Votre travail se concentre beaucoup sur le mouvement humain. Comment cet intérêt est-il né, et pourquoi est-il si important pour vous ?
Au début, j’ai étudié à la fois l’art et la danse contemporaine, ce qui m’a naturellement amenée à explorer les points communs entre ces deux domaines. Mon intérêt pour le mouvement a évolué grâce à mon engagement aux traditions artistiques de l’Orient et de l’Occident. J’étais captivée par l’expressionnisme abstrait, et particulièrement par les vidéos montrant Jackson Pollock peindre avec une énergie débordante, en utilisant tout son corps.
En parallèle, j’admirais les gestes précis et méditatifs des peintres et calligraphes chinois, qui n’utilisaient que le poignet et la main tout en arrivant à transmettre énergie et mouvement dans leurs œuvres.
Parlez-nous de votre utilisation du dessin. En quoi cela vous aide-t-il à choisir vos sujets et à capturer le mouvement dans vos peintures ?
Dans mon travail, le mouvement émerge de l’immédiateté du processus de peinture. J’essaie de capturer la présence du moment à travers des gestes directs : la plupart du temps, je fais des croquis rapides sur place pour saisir les gestes uniques et les mouvements des gens.
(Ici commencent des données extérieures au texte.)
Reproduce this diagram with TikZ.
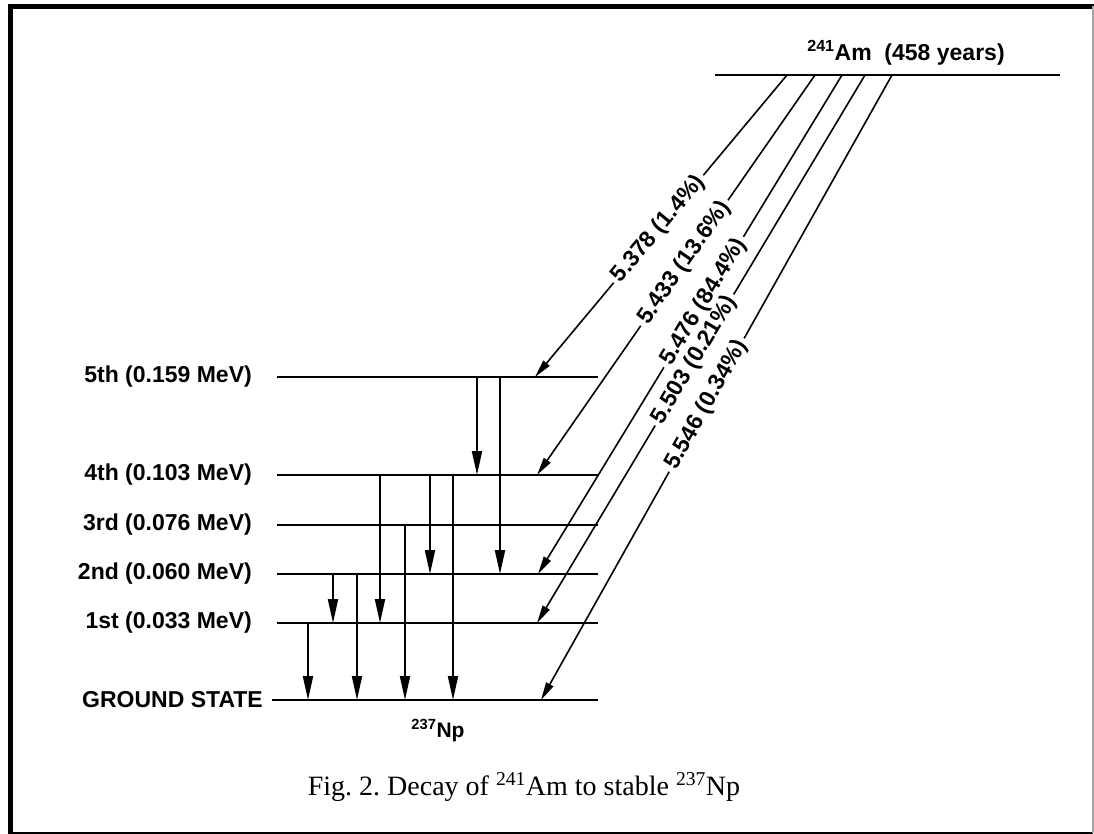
\documentclass[tikz,border=0pt]{standalone}
\usepackage{fontspec}
\setsansfont{Liberation Sans}
\setmainfont{Liberation Serif}
\usetikzlibrary{arrows.meta}
\tikzset{
	level/.style={line width=2pt},
	gam/.style={line width=2pt, -{Triangle[length=24pt,width=10pt]}},
	alf/.style={line width=1.6pt, -{Triangle[length=18pt,width=8pt]}},
	lab/.style={font=\sffamily\bfseries\fontsize{23}{26}\selectfont, inner sep=0pt},
	elab/.style={lab, sloped, inner xsep=4pt}
}
\frenchspacing
\begin{document}
\begin{tikzpicture}[x=1pt, y=-1pt]
		\useasboundingbox (0,0) rectangle (1094,834);
		\draw[line width=5pt] (10,834) -- (10,6.5) -- (1094,6.5);
		\draw[line width=2pt] (10,833) -- (1093,833);
		\draw[line width=1.5pt, black!35] (1093,833) -- (1093,6.5);
		
		\foreach \n/\y/\t in {5/377/5th (0.159 MeV), 4/475/4th (0.103 MeV), 3/525/3rd (0.076 MeV), 2/574/2nd (0.060 MeV), 1/623/1st (0.033 MeV)} {
			\coordinate (L\n) at (277,\y);
			\coordinate (R\n) at (598,\y);
			\draw[level] (L\n) -- (R\n);
			\node[lab, anchor=east] (t\n) at (252,\y) {\t};
		}
		\coordinate (L0) at (277,700);
		\coordinate (R0) at (598,700);
		\draw[level] ([xshift=-5pt]L0) -- (R0);
		\node[lab, anchor=east] (t0) at (263,700) {GROUND STATE};
		\node[lab, font=\sffamily\bfseries\fontsize{21}{24}\selectfont, anchor=base] (np) at (438,737) {\textsuperscript{237}Np};
		
		\coordinate (AmW) at (715,75);
		\coordinate (AmE) at (1060,75);
		\draw[level] (AmW) -- (AmE);
		\node[lab, anchor=base] (am) at (906,61) {\textsuperscript{241}Am\ \ (458 years)};
		
		\foreach \i/\xs/\n/\xe/\p/\t in {1/787/5/535/0.51/5.378 (1.4\%), 2/815/4/537/0.47/5.433 (13.6\%), 3/842/2/538/0.455/5.476 (84.4\%), 4/865/1/537/0.52/5.503 (0.21\%), 5/892/0/541/0.528/5.546 (0.34\%)} {
			\coordinate (A\i) at (\xs,75);
			\coordinate (B\i) at ([xshift={\xe-277}]L\n);
			\path (A\i) -- node[elab, pos=\p] (d\i) {\t} (B\i);
			\draw[line width=1.6pt] (A\i) -- (d\i.east);
			\draw[alf] (d\i.west) -- (B\i);
		}
		
		\foreach \x/\a/\b in {477/5/4, 500/5/2, 380/4/1, 430/4/2, 453/4/0, 405/3/0, 333/2/1, 357/2/0, 308/1/0}
			\draw[gam] ([xshift={\x-277}]L\a) -- ([xshift={\x-277}]L\b);
		
		\node[font=\rmfamily\fontsize{28}{32}\selectfont, anchor=base] (cap) at (524,795) {Fig. 2. Decay of \textsuperscript{241}Am to stable \textsuperscript{237}Np};
		
	\end{tikzpicture}
\end{document}
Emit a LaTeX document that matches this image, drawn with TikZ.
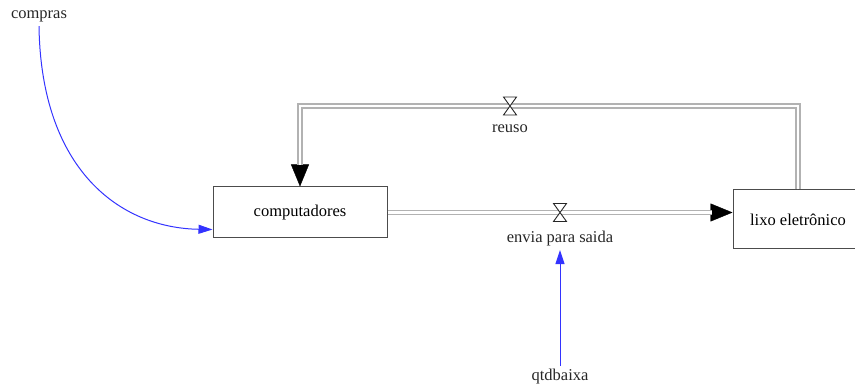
\documentclass[tikz,border=0pt]{standalone}
\usepackage{fontspec}
\setmainfont{Liberation Serif}
\usetikzlibrary{arrows.meta,positioning,calc}

\begin{document}
\begin{tikzpicture}[x=1pt,y=-1pt,
    stock/.style={draw=gray!60!black, line width=1pt, fill=white, font=\fontsize{16.5}{18}\selectfont},
    lbl/.style={font=\fontsize{16.5}{18}\selectfont, text=black!85, anchor=base},
    pipe/.style={draw=gray!60, line width=1.5pt, double=white, double distance=2.4pt, line join=miter},
    pipetip/.style={line width=0.4pt, -{Triangle[length=22pt,width=18pt]}},
    valve/.style={draw=gray!30!black, line width=0.9pt, fill=white, line join=miter},
    info/.style={blue!80, line width=1pt, -{Triangle[length=14pt,width=9pt]}}]
  \useasboundingbox (0,0) rectangle (855,387);

  % estoques
  \node[stock, minimum width=174pt, minimum height=51pt] (comp) at (300,212.5) {computadores};
  \node[stock, minimum width=130pt, minimum height=59pt] (lixo) at (798,219.5) {lixo eletrônico};

  % valvulas
  \coordinate (vreuso) at (510,106);
  \coordinate (venvia) at (560,212.5);

  % fluxos
  \draw[pipetip] (comp.east) -- (comp.east -| lixo.west);
  \draw[pipe, shorten >=21pt] (comp.east) -- (comp.east -| lixo.west);
  \draw[pipetip] (comp.north |- vreuso) -- (comp.north);
  \draw[pipe, shorten >=21pt] (lixo.north) |- (vreuso) -| (comp.north);
  \foreach \v in {vreuso,venvia}
    \draw[valve] ($(\v)+(-6.5,-9)$) -- ++(13,0) -- ++(-13,18) -- ++(13,0) -- cycle;

  % rotulos
  \node[lbl] (reuso) at (510,133) {reuso};
  \node[lbl] (envia) at (560,243) {envia para saida};
  \node[lbl] (compras) at (39,19) {compras};
  \node[lbl] (qtd) at (560,381) {qtdbaixa};

  % informacao
  \coordinate (entra) at ($(comp.south west)+(0,-9)$);
  \draw[info] (compras.south) .. controls (41,170) and (120,228) .. (entra);
  \draw[info] (qtd.north) -- (envia.south);
\end{tikzpicture}
\end{document}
Les dessins de Rembrandt et de Toulouse-Lautrec m’ont inspiré cette envie de capturer ces instants fugaces d’interaction humaine. Je ramène ensuite mes croquis à l’atelier, où ils deviennent le point de départ d’une peinture. Souvent, les toiles sont une composition de différents croquis (comme dans Charge, huile sur toile, 2024). Parfois, je peins une scène vécue entièrement de mémoire (voir Duel, huile sur toile, 2024).
Pour ma part, travailler à partir de la mémoire ou d’un croquis est bien plus authentique que de travailler d’après une photographie (je n’utilise jamais la photo dans mon travail). La mémoire est multidimensionnelle : elle incorpore des informations sensorielles complètes – les sons, le toucher, les odeurs, ainsi que des éléments visuels perçus de plusieurs points de vue. M’appuyer sur cette mémoire sensorielle me permet d’aller à l’essentiel de la scène. Une peinture est terminée quand elle résonne à la fois avec l’observation et le ressenti, nés de mon immersion totale dans le sujet et du lien profond avec l’acte de peindre.
Votre travail repose sur un processus de retouche, de superposition et de grattage de la peinture. Comment ces techniques contribuent-elles à la profondeur émotionnelle de vos toiles ?
Pour moi, le sujet de la peinture prend forme sur la toile à mesure que je manipule la matière. Même si j’utilise des croquis, je n’ai jamais de plan fixe quand je commence une toile. Les retouches, les couches successives et le grattage m’aident à découvrir peu à peu l’image. Revenir sur la peinture révèle les couches précédentes ; il y a une part de hasard, une série de « belles surprises » qui rendent le processus très intuitif. Je réagis constamment à ce qui se passe sur la surface de la peinture. Ce procédé crée naturellement un sentiment de mouvement et de changement.
La texture finale de la toile est difficile à capturer en photo, mais « en vrai », je pense que la matière de la peinture et le chaos du coup de pinceau apportent quelque chose qui dépasse la simple illustration ou le reportage visuel. La surface devient un vecteur d’émotion et de ressenti.
Vos représentations de personnes reflètent-elles des moments ou des récits qui ont une signification particulière pour vous ?
Dans la série Shopping Centre, j'explore l’interaction entre vie publique et vie privée – j’observe les gens dans des moments quotidiens, souvent discrets, comme deux inconnus assis côte à côte sur un banc (Bench, huile sur toile, 2024). Je cherche à saisir cette tension entre lien et isolement, et comment ces instants fugaces traduisent des expériences humaines plus larges.
Dans la série Playground, je m’intéresse à la manière de rendre les souvenirs d’enfance de façon palpable et à la façon dont les terrains de jeux deviennent des microcosmes du comportement humain. Dans ma série actuelle, qui dépeint des fermiers et des jardiniers, j’explore le lien entre les gens et la terre. J’aimerais que mon travail exprime la vulnérabilité, la force et la beauté de la condition humaine, en incarnant la complexité émotionnelle discrète de la vie quotidienne.